Neural Style论文笔记+源码解析

引言

前面在Ubuntu16.04+GTX1080配置TensorFlow并实现图像风格转换中介绍了TensorFlow的配置过程，以及运用TensorFlow实现图像风格转换，主要是使用了文章A Neural Algorithm of Artistic Style中的方法，今天，我将主要对这篇文章进行解读，并对基于TensorFlow版本的Neural Style开源代码进行解析。

论文地址：A Neural Algorithm of Artistic Style

源码地址：Neural Style in TensorFlow

A Neural Algorithm of Artistic Style

任意一幅画，在人的眼中可以分为两个部分，一是画的具体内容（Content），如人物、山水、建筑等等，这是很实在的东西；二是绘画的风格（Style），这却是很抽象的东西，这和艺术家的手法、使用的绘画材料以及绘画习惯都有很大的关系。而在计算机中，这仅仅是一些像素点（pixel）而已。
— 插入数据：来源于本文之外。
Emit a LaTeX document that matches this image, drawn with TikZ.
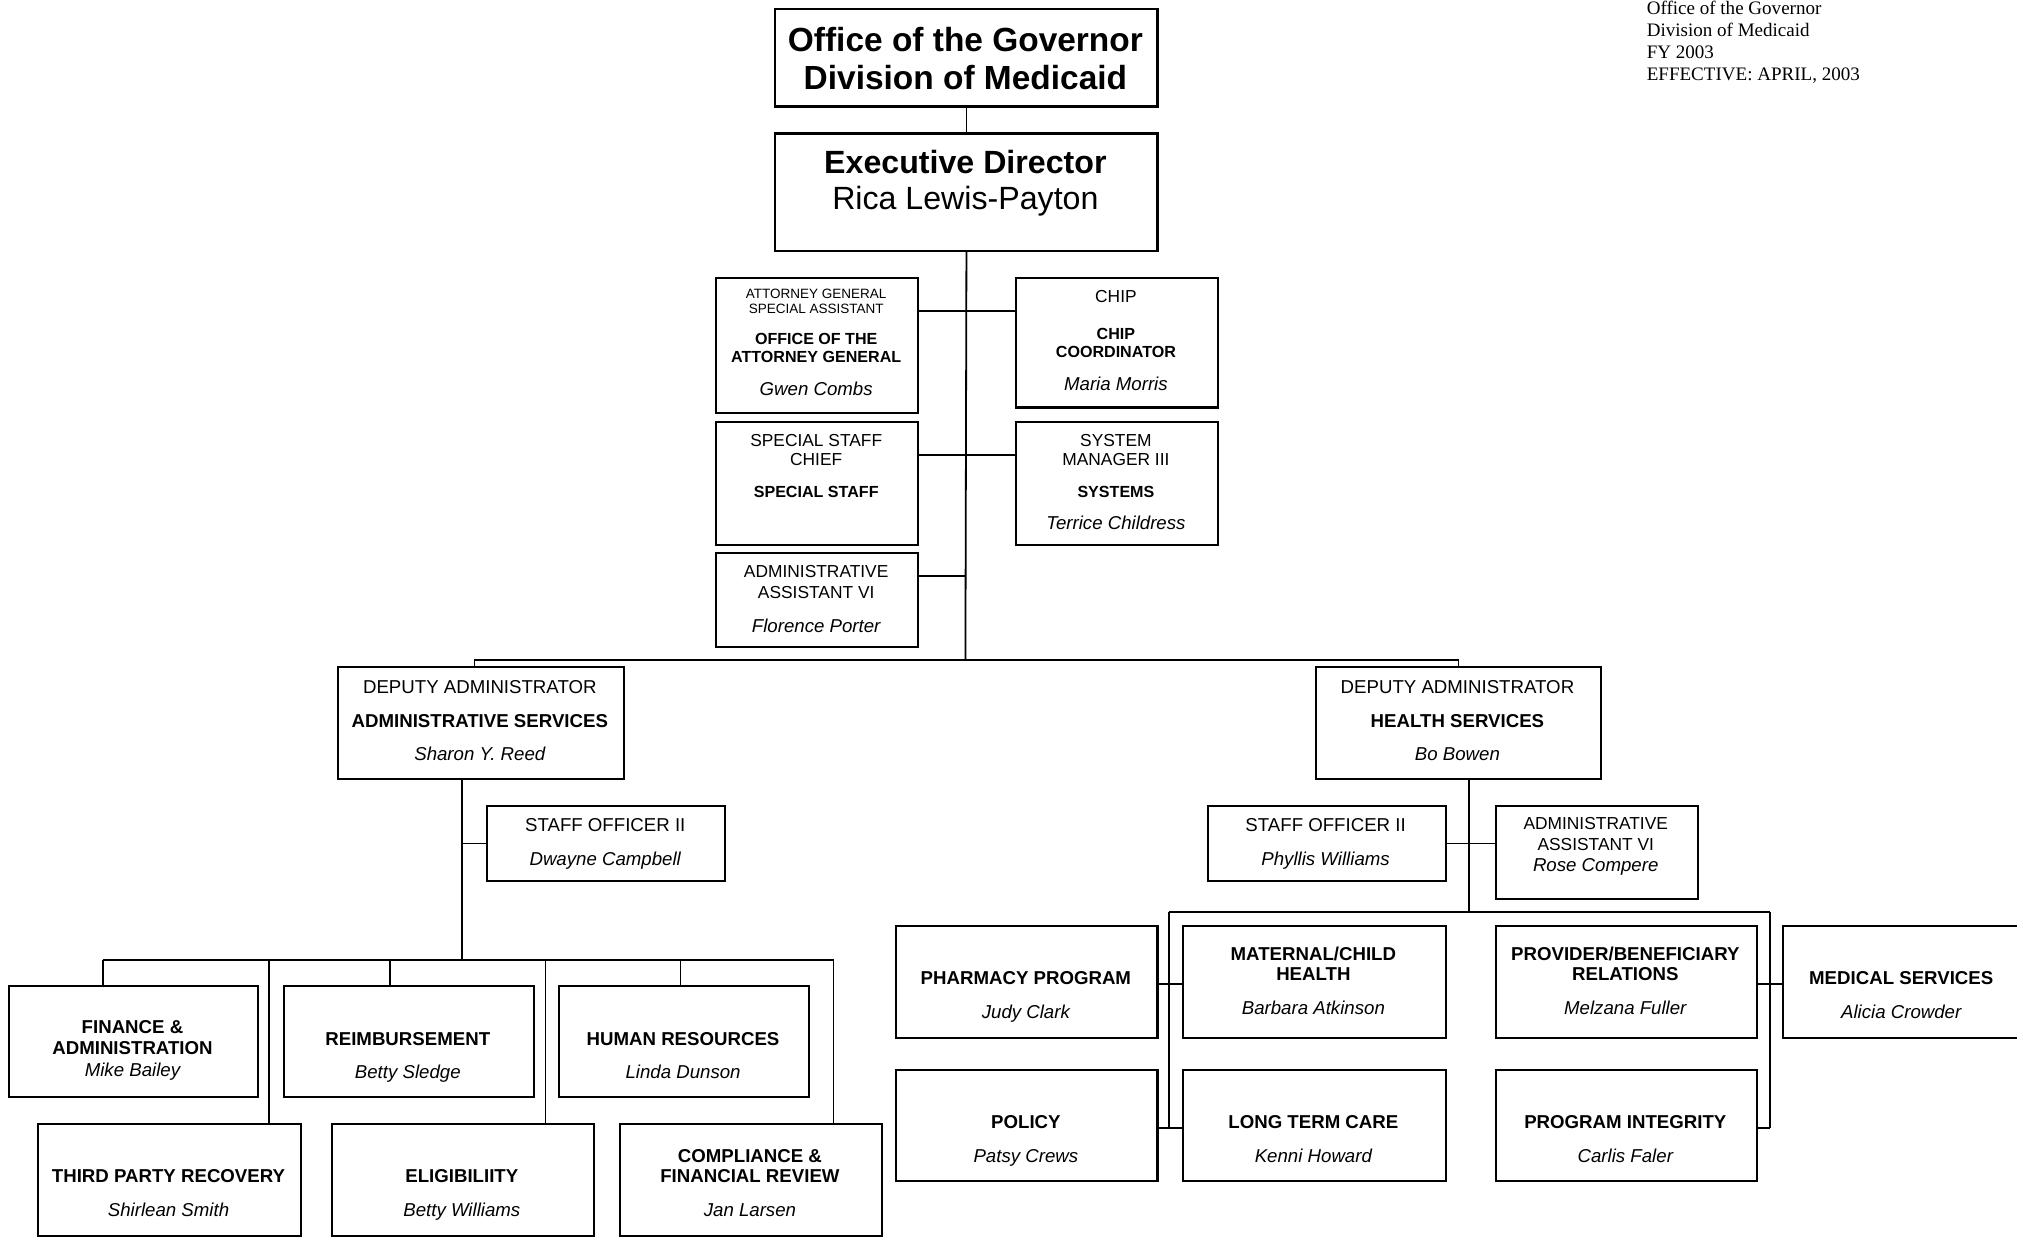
\documentclass[tikz,border=0pt]{standalone}
\usepackage{fontspec}
\setmainfont{Liberation Sans}
\newfontfamily\notefont{Liberation Serif}
\begin{document}
\begin{tikzpicture}[x=1pt,y=-1pt,
  box/.style={draw, line width=1.6pt, anchor=north west, inner sep=0pt, fill=white},
  conn/.style={line width=1.4pt},
  t/.style={inner sep=0pt, text height=11pt, text depth=0pt, font=\fontsize{14.5}{17}\selectfont},
  tb/.style={t, font=\fontsize{14.5}{17}\selectfont\bfseries},
  ti/.style={t, font=\fontsize{14.5}{17}\selectfont\itshape},
  ts/.style={t, text height=10.3pt, font=\fontsize{13.5}{16}\selectfont},
  tsb/.style={t, text height=9.5pt, font=\fontsize{12.5}{15}\selectfont\bfseries},
  tx/.style={t, text height=8pt, font=\fontsize{10.5}{12}\selectfont},
  big/.style={t, text height=19.8pt, font=\fontsize{26}{30}\selectfont\bfseries},
  bigb/.style={t, text height=19pt, font=\fontsize{25}{29}\selectfont\bfseries},
  bigr/.style={t, text height=19pt, font=\fontsize{25}{29}\selectfont},
  note/.style={inner sep=0pt, anchor=west, text height=11pt, text depth=0pt, font=\fontsize{14.8}{17}\selectfont\notefont}]
\path[use as bounding box, clip] (0,0) rectangle (1568,965);
\fill[white] (0,0) rectangle (1568,965);

% ---------- boxes ----------
\node[box, minimum width=297, minimum height=76] (gov) at (602,6) {};
\node[box, minimum width=297, minimum height=91] (exec) at (602,103) {};
\node[box, minimum width=157, minimum height=105] (ag) at (556,215) {};
\node[box, minimum width=157, minimum height=101] (chip) at (789,215) {};
\node[box, minimum width=157, minimum height=96] (ss) at (556,327) {};
\node[box, minimum width=157, minimum height=96] (sys) at (789,327) {};
\node[box, minimum width=157, minimum height=73] (aa) at (556,429) {};
\node[box, minimum width=222, minimum height=87] (da1) at (262,518) {};
\node[box, minimum width=222, minimum height=87] (da2) at (1022,518) {};
\node[box, minimum width=185, minimum height=58] (so1) at (378,626) {};
\node[box, minimum width=185, minimum height=58] (so2) at (938,626) {};
\node[box, minimum width=157, minimum height=72] (aa2) at (1162,626) {};
\node[box, minimum width=194, minimum height=86] (fin) at (6,766) {};
\node[box, minimum width=194, minimum height=86] (reimb) at (220,766) {};
\node[box, minimum width=194, minimum height=86] (hr) at (434,766) {};
\node[box, minimum width=204, minimum height=87] (tpr) at (29,873) {};
\node[box, minimum width=204, minimum height=87] (elig) at (257,873) {};
\node[box, minimum width=204, minimum height=87] (comp) at (481,873) {};
\node[box, minimum width=203, minimum height=87] (pharm) at (696,719) {};
\node[box, minimum width=204, minimum height=87] (mat) at (919,719) {};
\node[box, minimum width=203, minimum height=87] (prov) at (1162,719) {};
\node[box, minimum width=190, minimum height=87] (med) at (1385,719) {};
\node[box, minimum width=203, minimum height=86] (policy) at (696,831) {};
\node[box, minimum width=204, minimum height=86] (ltc) at (919,831) {};
\node[box, minimum width=203, minimum height=86] (pi) at (1162,831) {};

% ---------- connectors: top ----------
\coordinate (tb) at (750.5,513);
\draw[conn] (gov) -- (exec);
\draw[conn] (exec.south) -- (tb);
\draw[conn] (ag.east |- 0,242) -- (chip.west |- 0,242);
\draw[conn] (ss.east |- 0,354) -- (sys.west |- 0,354);
\draw[conn] (aa.east |- 0,448) -- (exec.south |- 0,448);
\draw[conn] ([xshift=-5pt]da1.north) -- ++(0,-5) -| (da2.north);

% ---------- connectors: left ----------
\coordinate (lb) at (359,746);
\coordinate (dfin) at (80,746);
\coordinate (dreimb) at (303,746);
\coordinate (dhr) at (529,746);
\coordinate (dtpr) at (209,746);
\coordinate (delig) at (424,746);
\coordinate (dcomp) at (648,746);
\draw[conn] (da1.south -| lb) -- (lb);
\draw[conn] (so1.west -| lb) -- (so1.west);
\draw[conn] (dfin) -- (dcomp);
\draw[conn] (dfin) -- (dfin |- fin.north);
\draw[conn] (dreimb) -- (dreimb |- reimb.north);
\draw[conn] (dhr) -- (dhr |- hr.north);
\draw[conn] (dtpr) -- (dtpr |- tpr.north);
\draw[conn] (delig) -- (delig |- elig.north);
\draw[conn] (dcomp) -- (dcomp |- comp.north);

% ---------- connectors: right ----------
\coordinate (rb) at (1142,709);
\coordinate (rbl) at (909,709);
\coordinate (rbr) at (1376,709);
\draw[conn] (da2.south -| rb) -- (rb);
\draw[conn] (so2.east) -- (so2.east -| aa2.west);
\draw[conn] (rbl) -- (rbr);
\draw[conn] (rbl) -- (rbl |- 0,877);
\draw[conn] (rbr) -- (rbr |- 0,877);
\draw[conn] (pharm.east |- 0,765) -- (mat.west |- 0,765);
\draw[conn] (policy.east |- 0,877) -- (ltc.west |- 0,877);
\draw[conn] (prov.east |- 0,765) -- (med.west |- 0,765);
\draw[conn] (pi.east |- 0,877) -- (rbr |- 0,877);

% ---------- texts ----------
\node[big] (gov-1) at (750.5,30) {Office of the Governor};
\node[big] (gov-2) at (750.5,60) {Division of Medicaid};
\node[bigb] (exec-1) at (750.5,125) {Executive Director};
\node[bigr] (exec-2) at (750.5,153) {Rica Lewis-Payton};

\node[tx] (ag-1) at (634.5,228) {ATTORNEY GENERAL};
\node[tx] (ag-2) at (634.5,240) {SPECIAL ASSISTANT};
\node[tsb] (ag-3) at (634.5,263) {OFFICE OF THE};
\node[tsb] (ag-4) at (634.5,277) {ATTORNEY GENERAL};
\node[ti] (ag-5) at (634.5,302) {Gwen Combs};

\node[ts] (chip-1) at (867.5,230) {CHIP};
\node[tsb] (chip-2) at (867.5,259) {CHIP};
\node[tsb] (chip-3) at (867.5,273) {COORDINATOR};
\node[ti] (chip-4) at (867.5,298) {Maria Morris};

\node[ts] (ss-1) at (634.5,342) {SPECIAL STAFF};
\node[ts] (ss-2) at (634.5,357) {CHIEF};
\node[tsb] (ss-3) at (634.5,382) {SPECIAL STAFF};

\node[ts] (sys-1) at (867.5,342) {SYSTEM};
\node[ts] (sys-2) at (867.5,357) {MANAGER III};
\node[tsb] (sys-3) at (867.5,382) {SYSTEMS};
\node[ti] (sys-4) at (867.5,406) {Terrice Childress};

\node[ts] (aa-1) at (634.5,444) {ADMINISTRATIVE};
\node[ts] (aa-2) at (634.5,460) {ASSISTANT VI};
\node[ti] (aa-3) at (634.5,486) {Florence Porter};

\node[t] (da1-1) at (373,534) {DEPUTY ADMINISTRATOR};
\node[tb] (da1-2) at (373,560) {ADMINISTRATIVE SERVICES};
\node[ti] (da1-3) at (373,586) {Sharon Y. Reed};

\node[t] (da2-1) at (1133,534) {DEPUTY ADMINISTRATOR};
\node[tb] (da2-2) at (1133,560) {HEALTH SERVICES};
\node[ti] (da2-3) at (1133,586) {Bo Bowen};

\node[t] (so1-1) at (470.5,641) {STAFF OFFICER II};
\node[ti] (so1-2) at (470.5,667) {Dwayne Campbell};
\node[t] (so2-1) at (1030.5,641) {STAFF OFFICER II};
\node[ti] (so2-2) at (1030.5,667) {Phyllis Williams};

\node[ts] (aa2-1) at (1240.5,640) {ADMINISTRATIVE};
\node[ts] (aa2-2) at (1240.5,656) {ASSISTANT VI};
\node[ti] (aa2-3) at (1240.5,672) {Rose Compere};

\node[tb] (fin-1) at (103,798) {FINANCE \&};
\node[tb] (fin-2) at (103,814) {ADMINISTRATION};
\node[ti] (fin-3) at (103,831) {Mike Bailey};
\node[tb] (reimb-1) at (317,807) {REIMBURSEMENT};
\node[ti] (reimb-2) at (317,833) {Betty Sledge};
\node[tb] (hr-1) at (531,807) {HUMAN RESOURCES};
\node[ti] (hr-2) at (531,833) {Linda Dunson};

\node[tb] (tpr-1) at (131,914) {THIRD PARTY RECOVERY};
\node[ti] (tpr-2) at (131,940) {Shirlean Smith};
\node[tb] (elig-1) at (359,914) {ELIGIBILIITY};
\node[ti] (elig-2) at (359,940) {Betty Williams};
\node[tb] (comp-1) at (583,898) {COMPLIANCE \&};
\node[tb] (comp-2) at (583,914) {FINANCIAL REVIEW};
\node[ti] (comp-3) at (583,940) {Jan Larsen};

\node[tb] (pharm-1) at (797.5,760) {PHARMACY PROGRAM};
\node[ti] (pharm-2) at (797.5,786) {Judy Clark};
\node[tb] (mat-1) at (1021,741) {MATERNAL/CHILD};
\node[tb] (mat-2) at (1021,757) {HEALTH};
\node[ti] (mat-3) at (1021,783) {Barbara Atkinson};
\node[tb] (prov-1) at (1263.5,741) {PROVIDER/BENEFICIARY};
\node[tb] (prov-2) at (1263.5,757) {RELATIONS};
\node[ti] (prov-3) at (1263.5,783) {Melzana Fuller};
\node[tb] (med-1) at (1478,760) {MEDICAL SERVICES};
\node[ti] (med-2) at (1478,786) {Alicia Crowder};

\node[tb] (policy-1) at (797.5,872) {POLICY};
\node[ti] (policy-2) at (797.5,898) {Patsy Crews};
\node[tb] (ltc-1) at (1021,872) {LONG TERM CARE};
\node[ti] (ltc-2) at (1021,898) {Kenni Howard};
\node[tb] (pi-1) at (1263.5,872) {PROGRAM INTEGRITY};
\node[ti] (pi-2) at (1263.5,898) {Carlis Faler};

% ---------- note ----------
\node[note] (note-1) at (1280,6) {Office of the Governor};
\node[note] (note-2) at (1280,23) {Division of Medicaid};
\node[note] (note-3) at (1280,40) {FY 2003};
\node[note] (note-4) at (1280,57) {EFFECTIVE: APRIL, 2003};
\end{tikzpicture}
\end{document}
这篇文章的key finding是the representations of content and style in the Convolutional Neural Network are separable，即，我们不仅仅可以用深度学习来提取图像的特征，同时还可以将图像的Content和Style分隔开来。

上图即代表了这篇文章的整体框架。

这里的CNN模型使用的是pre-trained的VGG-16模型。

主要包含两个部分：
Content Reconstruction：将图像输入到CNN模型中，使用不同的layer提取到的feature maps来对输入图像进行reconstruct。上图中使用了VGG的‘conv1_1’(a), ‘conv2_1’(b), ‘conv3_1’(c), ‘conv4_1’(d) 和‘conv5_1’(e)的feature maps来重构原始图像。作者在文中说，使用低层的特征能够很好的对原始图像的像素值进行重构（a,b,c），而使用高层的特征来重构的时候detailed pixel出现了丢失，但是图像中的high-level content却保留了下来（d,e），因此认为高层的特征能够更好的对图像的content进行重构。
Style Reconstruction：Style 的重构比Content复杂的多，作者提出使用某一层不同filter的响应之间的correlations来代表该层提取到的texture information，然后来对Style进行重构。上图中使用了VGG的

‘conv1_1’(a), ‘conv1_1’+‘conv2_1’(b), ‘conv1_1’+‘conv2_1’ +‘conv3_1’(c),‘conv1_1’+‘conv2_1’+‘conv3_1’+‘conv4_1’(d), ‘conv1_1’+‘conv2_1’+‘conv3_1’+‘conv4_1’+‘conv5_1’(e)的texture information来进行重构。作者表示使用多层的feature correlations来重构的Style会在各个不同的尺度上更加匹配图像本身的style，忽略场景的全局信息。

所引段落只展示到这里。